• _Work to do_
Skip all pictures, then copy the lines from the start of the data through the line with "const errs = [c1115Err, ku50Err];", keeping both ends.

* begin *

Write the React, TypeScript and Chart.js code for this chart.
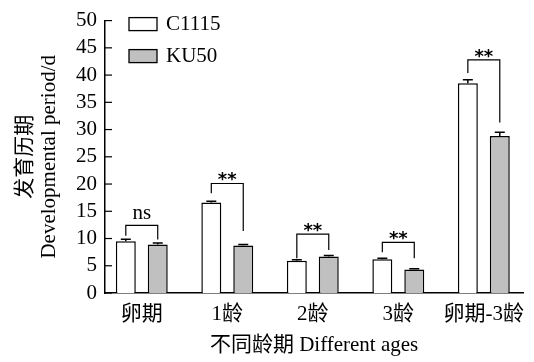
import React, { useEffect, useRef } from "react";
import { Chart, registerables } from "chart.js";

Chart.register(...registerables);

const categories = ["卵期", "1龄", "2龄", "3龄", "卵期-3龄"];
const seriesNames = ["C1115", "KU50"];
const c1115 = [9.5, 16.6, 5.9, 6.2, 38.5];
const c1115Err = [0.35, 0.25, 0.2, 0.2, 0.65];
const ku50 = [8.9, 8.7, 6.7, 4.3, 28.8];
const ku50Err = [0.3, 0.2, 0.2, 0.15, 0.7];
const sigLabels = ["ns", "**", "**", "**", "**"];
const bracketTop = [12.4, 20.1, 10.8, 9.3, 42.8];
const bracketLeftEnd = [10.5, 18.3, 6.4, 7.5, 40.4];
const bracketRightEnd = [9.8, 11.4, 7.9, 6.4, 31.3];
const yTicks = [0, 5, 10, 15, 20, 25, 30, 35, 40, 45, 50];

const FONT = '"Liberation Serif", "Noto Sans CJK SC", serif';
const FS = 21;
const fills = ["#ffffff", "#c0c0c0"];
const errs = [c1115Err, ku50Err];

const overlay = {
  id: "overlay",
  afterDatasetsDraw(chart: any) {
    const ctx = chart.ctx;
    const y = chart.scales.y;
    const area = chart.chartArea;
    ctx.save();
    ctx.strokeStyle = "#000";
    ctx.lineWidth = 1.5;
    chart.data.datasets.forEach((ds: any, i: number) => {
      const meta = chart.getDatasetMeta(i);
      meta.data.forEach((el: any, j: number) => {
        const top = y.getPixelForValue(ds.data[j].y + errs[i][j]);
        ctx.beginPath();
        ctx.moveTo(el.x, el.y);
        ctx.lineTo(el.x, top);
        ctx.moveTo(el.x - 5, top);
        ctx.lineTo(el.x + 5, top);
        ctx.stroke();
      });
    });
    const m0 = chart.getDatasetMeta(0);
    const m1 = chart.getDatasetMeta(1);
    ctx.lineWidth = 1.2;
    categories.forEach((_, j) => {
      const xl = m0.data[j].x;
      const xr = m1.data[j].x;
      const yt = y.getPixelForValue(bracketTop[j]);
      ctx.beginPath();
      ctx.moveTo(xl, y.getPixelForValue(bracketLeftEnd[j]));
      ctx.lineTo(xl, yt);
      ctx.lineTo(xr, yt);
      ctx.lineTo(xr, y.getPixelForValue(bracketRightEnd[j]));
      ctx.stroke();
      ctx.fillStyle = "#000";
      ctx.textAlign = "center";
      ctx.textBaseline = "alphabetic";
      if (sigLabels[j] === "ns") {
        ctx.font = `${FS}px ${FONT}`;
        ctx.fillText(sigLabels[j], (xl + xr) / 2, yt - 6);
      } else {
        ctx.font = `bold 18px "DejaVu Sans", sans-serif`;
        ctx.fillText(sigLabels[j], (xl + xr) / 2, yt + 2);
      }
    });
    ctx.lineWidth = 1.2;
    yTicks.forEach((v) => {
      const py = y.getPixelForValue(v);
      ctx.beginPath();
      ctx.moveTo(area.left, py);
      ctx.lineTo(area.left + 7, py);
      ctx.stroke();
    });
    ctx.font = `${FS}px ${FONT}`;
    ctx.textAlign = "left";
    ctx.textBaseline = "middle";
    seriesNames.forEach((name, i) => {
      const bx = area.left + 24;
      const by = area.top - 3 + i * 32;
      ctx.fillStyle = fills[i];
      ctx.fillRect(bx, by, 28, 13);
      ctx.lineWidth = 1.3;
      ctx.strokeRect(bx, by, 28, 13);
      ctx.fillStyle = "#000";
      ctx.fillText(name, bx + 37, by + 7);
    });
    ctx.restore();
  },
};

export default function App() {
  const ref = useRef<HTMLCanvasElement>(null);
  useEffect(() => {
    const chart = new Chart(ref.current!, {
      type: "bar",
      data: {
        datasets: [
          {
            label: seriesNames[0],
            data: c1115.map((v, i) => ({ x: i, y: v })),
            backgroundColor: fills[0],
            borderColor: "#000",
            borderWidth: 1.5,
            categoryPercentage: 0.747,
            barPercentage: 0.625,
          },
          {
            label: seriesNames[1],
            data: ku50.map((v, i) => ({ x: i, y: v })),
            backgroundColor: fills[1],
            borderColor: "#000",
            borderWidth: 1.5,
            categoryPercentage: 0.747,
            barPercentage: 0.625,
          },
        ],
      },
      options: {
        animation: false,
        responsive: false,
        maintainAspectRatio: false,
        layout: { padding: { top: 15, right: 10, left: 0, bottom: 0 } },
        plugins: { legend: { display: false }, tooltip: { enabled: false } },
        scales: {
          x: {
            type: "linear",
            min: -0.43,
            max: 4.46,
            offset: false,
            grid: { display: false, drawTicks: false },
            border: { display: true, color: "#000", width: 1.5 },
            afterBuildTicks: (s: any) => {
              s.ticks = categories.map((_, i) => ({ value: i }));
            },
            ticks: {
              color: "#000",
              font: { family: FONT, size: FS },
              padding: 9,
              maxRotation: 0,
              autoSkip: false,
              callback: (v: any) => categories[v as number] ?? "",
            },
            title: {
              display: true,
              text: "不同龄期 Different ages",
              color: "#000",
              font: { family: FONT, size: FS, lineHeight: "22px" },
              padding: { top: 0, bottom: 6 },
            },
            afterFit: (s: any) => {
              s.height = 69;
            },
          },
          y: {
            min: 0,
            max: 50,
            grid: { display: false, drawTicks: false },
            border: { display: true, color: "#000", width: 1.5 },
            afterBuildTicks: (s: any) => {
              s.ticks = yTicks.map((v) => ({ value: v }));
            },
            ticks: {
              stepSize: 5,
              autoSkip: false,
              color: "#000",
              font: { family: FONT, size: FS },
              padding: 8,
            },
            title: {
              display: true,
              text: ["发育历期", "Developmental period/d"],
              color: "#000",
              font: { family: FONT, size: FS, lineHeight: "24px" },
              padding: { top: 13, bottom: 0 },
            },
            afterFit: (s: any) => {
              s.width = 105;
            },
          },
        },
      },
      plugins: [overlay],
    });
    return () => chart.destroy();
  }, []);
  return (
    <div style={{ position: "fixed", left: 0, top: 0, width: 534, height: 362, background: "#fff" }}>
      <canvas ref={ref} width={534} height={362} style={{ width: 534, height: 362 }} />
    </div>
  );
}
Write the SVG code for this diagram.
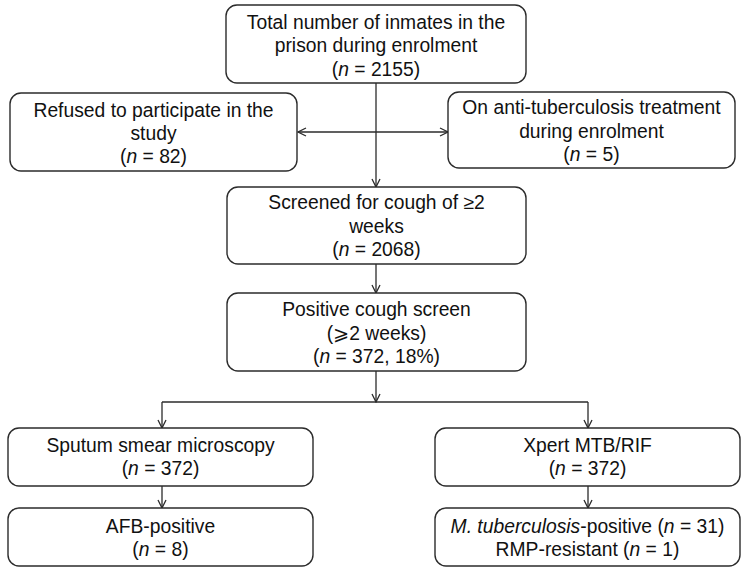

* end *

• _Result_
Write the React, TypeScript and Chart.js code for this chart.
import React, { useEffect, useRef } from "react";
import { Chart, registerables } from "chart.js";

Chart.register(...registerables);

const categories = ["卵期", "1龄", "2龄", "3龄", "卵期-3龄"];
const seriesNames = ["C1115", "KU50"];
const c1115 = [9.5, 16.6, 5.9, 6.2, 38.5];
const c1115Err = [0.35, 0.25, 0.2, 0.2, 0.65];
const ku50 = [8.9, 8.7, 6.7, 4.3, 28.8];
const ku50Err = [0.3, 0.2, 0.2, 0.15, 0.7];
const sigLabels = ["ns", "**", "**", "**", "**"];
const bracketTop = [12.4, 20.1, 10.8, 9.3, 42.8];
const bracketLeftEnd = [10.5, 18.3, 6.4, 7.5, 40.4];
const bracketRightEnd = [9.8, 11.4, 7.9, 6.4, 31.3];
const yTicks = [0, 5, 10, 15, 20, 25, 30, 35, 40, 45, 50];

const FONT = '"Liberation Serif", "Noto Sans CJK SC", serif';
const FS = 21;
const fills = ["#ffffff", "#c0c0c0"];
const errs = [c1115Err, ku50Err];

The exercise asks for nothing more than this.